WHAT YOU NEED TO DO
Would you transcribe the whole listing exactly, minus its pictures?
--- PROVIDED DATA ---
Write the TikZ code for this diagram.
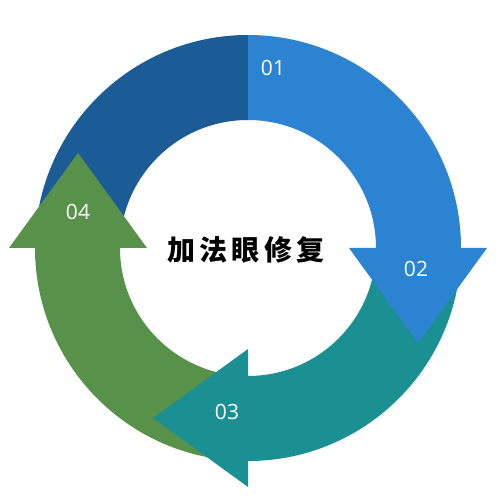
\documentclass[tikz,border=0pt]{standalone}
\usepackage{fontspec}
\newfontfamily\cjk[LetterSpace=15]{Noto Sans CJK SC}
\newfontfamily\nums{Open Sans}
\definecolor{segA}{HTML}{2B83D2}
\definecolor{segB}{HTML}{1A9093}
\definecolor{segC}{HTML}{58924A}
\definecolor{segD}{HTML}{1B5C97}
\tikzset{
every picture/.style={
x=1pt, y=1pt
}}
\tikzset{
numlabel/.style={text=white, inner sep=0pt, font=\nums\fontsize{21}{21}\selectfont},
titlelabel/.style={text=black, inner sep=0pt, font=\cjk\bfseries\fontsize{28}{28}\selectfont}
}

\begin{document}
\begin{tikzpicture}
\useasboundingbox[fill=white] (-248,-247) rectangle (252,248);

% ring quarters, each one followed by its arrow head at the clockwise end
% order matters: every head sits on top of the next quarter
\foreach \a/\c/\h in {180/segD/0, 270/segC/1, 0/segB/1, 90/segA/1}{
  \fill[\c] (\a:213) arc[start angle=\a, end angle=\a-90, radius=213]
    -- (\a-90:128) arc[start angle=\a-90, end angle=\a, radius=128] -- cycle;
  \ifnum\h=1
    \fill[\c, rotate=\a-90] (101,0) -- (239,0) -- (170,-95) -- cycle;
  \fi
}

% numbers
\node[numlabel] (n1) at (25,180) {01};
\node[numlabel] (n2) at (168,-21) {02};
\node[numlabel] (n3) at (-21,-164) {03};
\node[numlabel] (n4) at (-170,36) {04};

\node[titlelabel] (title) at (-2,-2) {加法眼修复};
\end{tikzpicture}
\end{document}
---
IN RESPONSE
Write the TikZ code for this diagram.
\documentclass[tikz,border=0pt]{standalone}
\usepackage{fontspec}
\newfontfamily\cjk[LetterSpace=15]{Noto Sans CJK SC}
\newfontfamily\nums{Open Sans}
\definecolor{segA}{HTML}{2B83D2}
\definecolor{segB}{HTML}{1A9093}
\definecolor{segC}{HTML}{58924A}
\definecolor{segD}{HTML}{1B5C97}
\tikzset{
every picture/.style={
x=1pt, y=1pt
}}
\tikzset{
numlabel/.style={text=white, inner sep=0pt, font=\nums\fontsize{21}{21}\selectfont},
titlelabel/.style={text=black, inner sep=0pt, font=\cjk\bfseries\fontsize{28}{28}\selectfont}
}

\begin{document}
\begin{tikzpicture}
\useasboundingbox[fill=white] (-248,-247) rectangle (252,248);

% ring quarters, each one followed by its arrow head at the clockwise end
% order matters: every head sits on top of the next quarter
\foreach \a/\c/\h in {180/segD/0, 270/segC/1, 0/segB/1, 90/segA/1}{
  \fill[\c] (\a:213) arc[start angle=\a, end angle=\a-90, radius=213]
    -- (\a-90:128) arc[start angle=\a-90, end angle=\a, radius=128] -- cycle;
  \ifnum\h=1
    \fill[\c, rotate=\a-90] (101,0) -- (239,0) -- (170,-95) -- cycle;
  \fi
}

% numbers
\node[numlabel] (n1) at (25,180) {01};
\node[numlabel] (n2) at (168,-21) {02};
\node[numlabel] (n3) at (-21,-164) {03};
\node[numlabel] (n4) at (-170,36) {04};

\node[titlelabel] (title) at (-2,-2) {加法眼修复};
\end{tikzpicture}
\end{document}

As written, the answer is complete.